Scientific classification
- Kingdom: Animalia
- Phylum: Chordata
- Class: Aves
- Order: Columbiformes
- Family: Columbidae
- Genus: Ptilinopus
- Species: P. coralensis
- Binomial name: Ptilinopus coralensis Peale, 1849

= Atoll fruit dove =

- Genus: Ptilinopus
- Species: coralensis
- Authority: Peale, 1849
- Conservation status: NT

Species of bird

The atoll fruit dove (Ptilinopus coralensis) is a species of bird in the family Columbidae. It is endemic to the Tuamotu archipelago in French Polynesia. Its natural habitats are subtropical or tropical moist lowland forests and plantations. It is threatened by habitat loss.

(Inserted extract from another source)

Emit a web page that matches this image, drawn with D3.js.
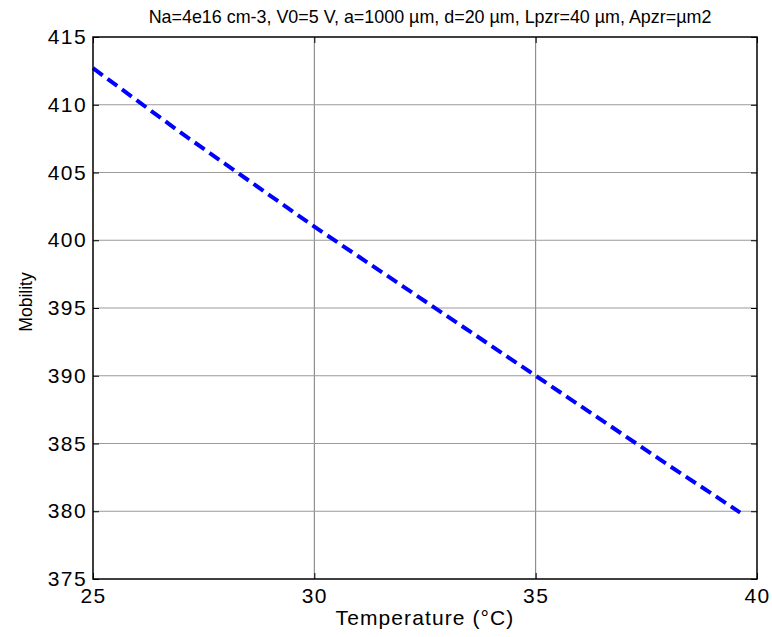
<!DOCTYPE html>
<html>
<head>
<meta charset="utf-8">
<script src="https://cdn.jsdelivr.net/npm/d3@7"></script>
<style>
  html, body { margin: 0; padding: 0; background: #fff; }
  svg { display: block; font-family: "Liberation Sans", Arial, sans-serif; }
</style>
</head>
<body>
<svg id="chart" width="772" height="637"></svg>
<script>
// Electron mobility vs temperature
const temperature = [25, 26, 27, 28, 29, 30, 31, 32, 33, 34, 35, 36, 37, 38, 39, 39.62];
const mobility    = [412.7, 410.3, 407.9, 405.6, 403.3, 401.0, 398.8, 396.6, 394.4, 392.2, 390.0, 387.8, 385.6, 383.4, 381.25, 379.9];
const xTicks = [25, 30, 35, 40];
const yTicks = [375, 380, 385, 390, 395, 400, 405, 410, 415];
const titleText = "Na=4e16 cm-3, V0=5 V, a=1000 µm, d=20 µm, Lpzr=40 µm, Apzr=µm2";
const xLabel = "Temperature  (°C)";
const yLabel = "Mobility";

const svg = d3.select("#chart");
const m = { left: 93, right: 757, top: 37, bottom: 579 };

const x = d3.scaleLinear().domain([25, 40]).range([m.left, m.right]);
const y = d3.scaleLinear().domain([375, 415]).range([m.bottom, m.top]);

// grid
const grid = svg.append("g");
grid.selectAll(".gx").data(xTicks.slice(1, -1)).join("line")
  .attr("x1", d => x(d)).attr("x2", d => x(d))
  .attr("y1", m.top).attr("y2", m.bottom)
  .attr("stroke", "#7a7a7a").attr("stroke-width", 1);
grid.selectAll(".gy").data(yTicks.slice(1, -1)).join("line")
  .attr("x1", m.left).attr("x2", m.right)
  .attr("y1", d => y(d)).attr("y2", d => y(d))
  .attr("stroke", "#9a9a9a").attr("stroke-width", 1);

// data line
const line = d3.line().x((d, i) => x(temperature[i])).y(d => y(d));
svg.append("path")
  .datum(mobility)
  .attr("d", line)
  .attr("fill", "none")
  .attr("stroke", "#0000ff")
  .attr("stroke-width", 4)
  .attr("stroke-dasharray", "12,6");

// axes with inward ticks on all four sides
const tickLen = 6;
const axB = svg.append("g").attr("transform", `translate(0,${m.bottom})`)
  .call(d3.axisBottom(x).tickValues(xTicks).tickSize(-tickLen).tickPadding(9).tickFormat(d3.format("d")));
const axT = svg.append("g").attr("transform", `translate(0,${m.top})`)
  .call(d3.axisTop(x).tickValues(xTicks).tickSize(-tickLen).tickFormat(""));
const axL = svg.append("g").attr("transform", `translate(${m.left},0)`)
  .call(d3.axisLeft(y).tickValues(yTicks).tickSize(-tickLen).tickPadding(6).tickFormat(d3.format("d")));
const axR = svg.append("g").attr("transform", `translate(${m.right},0)`)
  .call(d3.axisRight(y).tickValues(yTicks).tickSize(-tickLen).tickFormat(""));

[axB, axT, axL, axR].forEach(a => {
  a.select(".domain").remove();
  a.selectAll(".tick line").attr("stroke", "#000").attr("stroke-width", 1);
  a.selectAll(".tick text")
    .attr("font-family", "Liberation Sans, Arial, sans-serif")
    .attr("font-size", 21).attr("letter-spacing", 1.4).attr("fill", "#000");
});
axB.selectAll(".tick text").attr("dy", "0.71em");

// frame
svg.append("rect")
  .attr("x", m.left).attr("y", m.top)
  .attr("width", m.right - m.left).attr("height", m.bottom - m.top)
  .attr("fill", "none").attr("stroke", "#000").attr("stroke-width", 1.5);

// labels
svg.append("text")
  .attr("x", 430).attr("y", 23)
  .attr("text-anchor", "middle")
  .attr("font-size", 17.9)
  .text(titleText);

svg.append("text")
  .attr("x", (m.left + m.right) / 2).attr("y", 625)
  .attr("text-anchor", "middle")
  .attr("font-size", 21).attr("letter-spacing", 1.1)
  .text(xLabel);

svg.append("text")
  .attr("transform", "translate(32,302) rotate(-90)")
  .attr("text-anchor", "middle")
  .attr("font-size", 17.5)
  .text(yLabel);
</script>
</body>
</html>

== Distribution and population ==
The atoll fruit dove is widespread throughout the islands of the Tuamotu Archipelago, French Polynesia. In a 1999 survey it was found to be uncommon on five out of eight islands visited, but others have found it to be abundant on some atolls which have remained free from the ravages of introduced predators.

== Ecology ==
The atoll fruit dove is the world's only dove in the tropical Pacific that has adapted exclusively to low coral atolls. It lives in forests and abandoned coconut plantations. It mainly feeds on insects and seeds, usually on the ground. This species also eats the leaves of the "tafano" or "kahaia" (Guettarda speciosa ) trees with odorous flowers.

== Threats ==
The atoll fruit dove is threatened by predation by rats that have established colonies on a small number of islands were this lives. The species is also vulnerable to habitat destruction due to deforestation and the destruction of old, abandoned coconut plantations. The species is rather tame and is rare in inhabited areas making hunting a possible threat.